During the next few days of his visit to Mexico, Pope Francis will represent one more international observer for the worsening human rights situation throughout the country. A week ahead of his trip, a spokesperson said that Pope Francis wouldn't skirt difficult issues and Mexicans are hopeful that he will make strong statements denouncing the corruption, insecurity, violence and gross human rights violations with which they live on a daily basis.
More statements from him and governments, advocates and influential figures, including from the United States, are profoundly necessary in Mexico's current context. International pressure is needed because despite obvious signs of a deteriorating situation, the Mexican government continues to deny the gravity and pervasiveness of human rights violations, calling them "isolated" or "irrelevant to the reality in the country", often attacking the messengers rather than seizing the opportunity to address the criticisms.
In fact, human rights violations are anything but the exception in Mexico. Mexico began the year by earning the recognition of being the most corrupt among OECD countries according to the latest Corruptions Perceptions Index. It remains one of the most dangerous countries in the world for human rights defenders and journalists. Anabel Flores Salazar is already the second reporter this year to suffer the fate that at least six did last year; her dead body was found just days ago in Puebla, murdered after having been taken from her house in the neighboring state of Veracruz by armed men.
Even Mexico City, once a refuge for those escaping violence, is no longer safer than the rest of the country. When I visited the capital a few weeks ago, civil society organizations told me about break-ins to their offices in the last few months. The modus operandi was often the same; unknown perpetrators who seemed to strike when defenders were denouncing abuses and getting close to finding the truth about victims' cases. The message being communicated seems clear: stay quiet or you'll suffer the consequences. Because differences between organized crime and law enforcement are increasingly blurred in Mexico, the majority of victims and their families are too scared to report crimes, or they do so knowing that they'll have to search for justice on their own. Ninety-nine percent of all crimes remain in impunity in Mexico.

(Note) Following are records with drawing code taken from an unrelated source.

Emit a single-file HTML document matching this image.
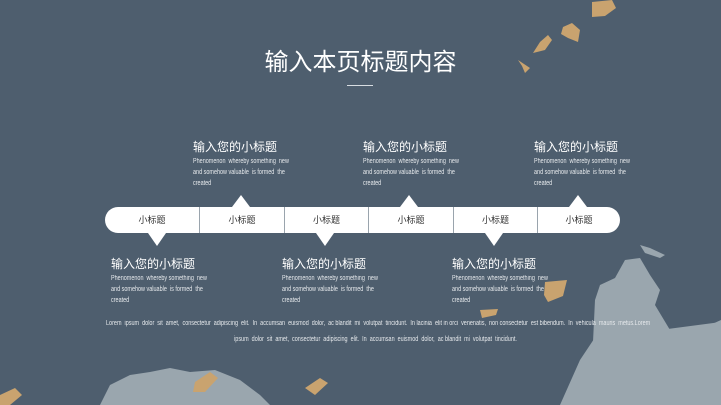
<!DOCTYPE html>
<html><head><meta charset="utf-8"><style>
body{margin:0;width:721px;height:405px;overflow:hidden;background:#4e5e6e;font-family:"Liberation Sans","Noto Sans CJK SC",sans-serif;position:relative}
.a{position:absolute}
.t{color:#fff;font-size:12px;white-space:nowrap}
.d{color:#e6e9ec;font-size:7px;line-height:11px;white-space:nowrap;transform:scaleX(0.78);transform-origin:left top;margin-top:1px}
.bar{position:absolute;left:105px;top:207px;width:515px;height:26px;background:#fff;border-radius:13px;display:flex;overflow:hidden}
.bar div{border-right:1px solid #9aa4ad;text-align:center;line-height:26px;font-size:9px;color:#333;box-sizing:border-box}
.bar div:last-child{border-right:none}
.up{position:absolute;width:0;height:0;border-left:9px solid transparent;border-right:9px solid transparent;border-bottom:12px solid #fff}
.dn{position:absolute;width:0;height:0;border-left:9px solid transparent;border-right:9px solid transparent;border-top:13px solid #fff}
</style></head><body>
<svg class="a" style="left:0;top:0" width="721" height="405">
<g fill="#9aa6ae">
<path d="M590 405 L595 300 L600 285 L615 278 L625 260 L640 258 L650 275 L660 290 L655 305 L670 330 L690 330 L700 330 L710 325 L721 320 L721 405 Z"/>
<path d="M560 405 L580 360 L600 330 L625 300 L640 320 L660 330 L721 322 L721 405 Z"/>
<path d="M100 405 L110 385 L130 375 L150 372 L170 368 L190 372 L215 370 L240 380 L260 395 L270 405 Z"/>
<path d="M640 245 L650 248 L665 255 L660 258 L645 253 Z"/>
</g>
<g fill="#c9a36f">
<path d="M592 2 L612 0 L616 8 L605 16 L592 17 Z"/>
<path d="M563 27 L572 23 L580 30 L578 42 L568 38 L561 34 Z"/>
<path d="M548 35 L552 40 L545 50 L533 53 L540 42 Z"/>
<path d="M518 60 L524 64 L530 68 L525 73 L522 66 Z"/>
<path d="M545 282 L567 280 L563 296 L548 302 L544 295 Z"/>
<path d="M480 310 L498 309 L496 315 L482 318 Z"/>
<path d="M195 382 L210 372 L218 378 L205 392 L193 392 Z"/>
<path d="M305 388 L320 378 L328 383 L315 395 Z"/>
<path d="M0 395 L15 388 L22 395 L10 405 L0 405 Z"/>
</g>
</svg>
<div class="a t" style="left:0;width:721px;text-align:center;top:42px;font-size:24px">输入本页标题内容</div>
<div class="a" style="left:347px;top:85px;width:26px;height:1px;background:#d8dde2"></div>

<div class="a" style="left:193px;top:138px"><div class="t">输入您的小标题</div><div class="d">Phenomenon&nbsp; whereby something&nbsp; new<br>and somehow valuable&nbsp; is formed&nbsp; the<br>created</div></div>
<div class="a" style="left:363px;top:138px"><div class="t">输入您的小标题</div><div class="d">Phenomenon&nbsp; whereby something&nbsp; new<br>and somehow valuable&nbsp; is formed&nbsp; the<br>created</div></div>
<div class="a" style="left:534px;top:138px"><div class="t">输入您的小标题</div><div class="d">Phenomenon&nbsp; whereby something&nbsp; new<br>and somehow valuable&nbsp; is formed&nbsp; the<br>created</div></div>
<div class="a" style="left:111px;top:255px"><div class="t">输入您的小标题</div><div class="d">Phenomenon&nbsp; whereby something&nbsp; new<br>and somehow valuable&nbsp; is formed&nbsp; the<br>created</div></div>
<div class="a" style="left:282px;top:255px"><div class="t">输入您的小标题</div><div class="d">Phenomenon&nbsp; whereby something&nbsp; new<br>and somehow valuable&nbsp; is formed&nbsp; the<br>created</div></div>
<div class="a" style="left:452px;top:255px"><div class="t">输入您的小标题</div><div class="d">Phenomenon&nbsp; whereby something&nbsp; new<br>and somehow valuable&nbsp; is formed&nbsp; the<br>created</div></div>

<div class="up" style="left:232px;top:195px"></div>
<div class="up" style="left:400px;top:195px"></div>
<div class="up" style="left:569px;top:195px"></div>
<div class="dn" style="left:148px;top:233px"></div>
<div class="dn" style="left:316px;top:233px"></div>
<div class="dn" style="left:485px;top:233px"></div>

<div class="bar"><div style="width:95px">小标题</div><div style="width:85px">小标题</div><div style="width:84px">小标题</div><div style="width:85px">小标题</div><div style="width:84px">小标题</div><div style="width:82px">小标题</div></div>

<div class="a" style="left:0;width:721px;top:316px;text-align:center;color:#e6e9ec;font-size:7px;line-height:16px;white-space:nowrap"><div style="transform:scaleX(0.78);margin-left:30px">Lorem&nbsp; ipsum&nbsp; dolor&nbsp; sit&nbsp; amet,&nbsp; consectetur&nbsp; adipiscing&nbsp; elit.&nbsp; In&nbsp; accumsan&nbsp; euismod&nbsp; dolor,&nbsp; ac blandit&nbsp; mi&nbsp; volutpat&nbsp; tincidunt.&nbsp; In lacinia&nbsp; elit in orci&nbsp; venenatis,&nbsp; non consectetur&nbsp; est bibendum.&nbsp; In&nbsp; vehicula&nbsp; mauris&nbsp; metus.Lorem<br>ipsum&nbsp; dolor&nbsp; sit&nbsp; amet,&nbsp; consectetur&nbsp; adipiscing&nbsp; elit.&nbsp; In&nbsp; accumsan&nbsp; euismod&nbsp; dolor,&nbsp; ac blandit&nbsp; mi&nbsp; volutpat&nbsp; tincidunt.</div></div>
</body></html>
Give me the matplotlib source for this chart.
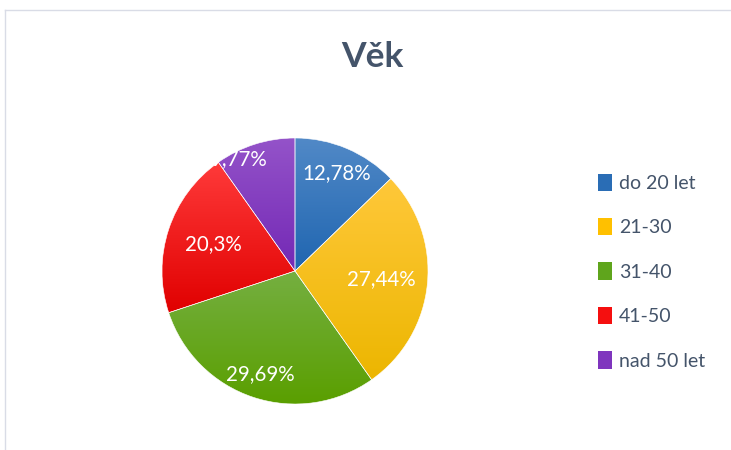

And it's not just brave human rights defenders and journalists who are receiving attacks across Mexico. A campaign to discredit the work of the Interdisciplinary Group of Independent Experts, who have already refuted the government's main theory behind the disappearance of the 43 Ayotzinapa students, has been gaining traction recently in the mainstream Mexican media. Despite calls from Nobel Laureates and international organizations denouncing these attacks, the Mexican government has remained silent.
Throughout the next few days, Pope Francis will have the opportunity to be close to some of Mexico's most vulnerable populations including indigenous communities, children, youth, and prison inmates, among the thousands of others that will flock to see him. Although they won't be meeting with Pope Francis privately, civil society organizations will hold events in the different cities he will be passing through in efforts to amplify human rights concerns already sent to him in a letter signed by groups from across the country.
The states of Chiapas, Michoacán and Chihuahua that Pope Francis will visit represent particularly poignant examples of Mexico's landscape of disappearances and deaths, of forgotten communities fighting for justice and truth on their own. The wall separating the U.S.-Mexico border in Juarez where the Pope will hold a mass next Wednesday, February 17th is a symbol not just of the millions of families separated by ineffective and harmful militarized enforcement policies but also of the thousands of Central American migrants transiting through Mexican territory and of all of the suffering they have endured along their journey to escape violence in their home countries.
In the usual defensiveness against possible human rights criticisms, the Mexican Undersecretary for Population, Migration and Religious Affairs, Humberto Roque Villanueva, already said a day before the Pope's visit that there will be no political gains from the Pope's visit and that there are "no concerns about what the Pope might say about Mexico's problems." He asserted, "The Pope's words will be valued and will have an effect on Mexican society and on the government at its three levels."
The Mexican government would do well to live up to its own words and begin to listen to the concerns of the international community--but more importantly, to the voices of the victims of violence and corruption in Mexico that have been ignored for too long.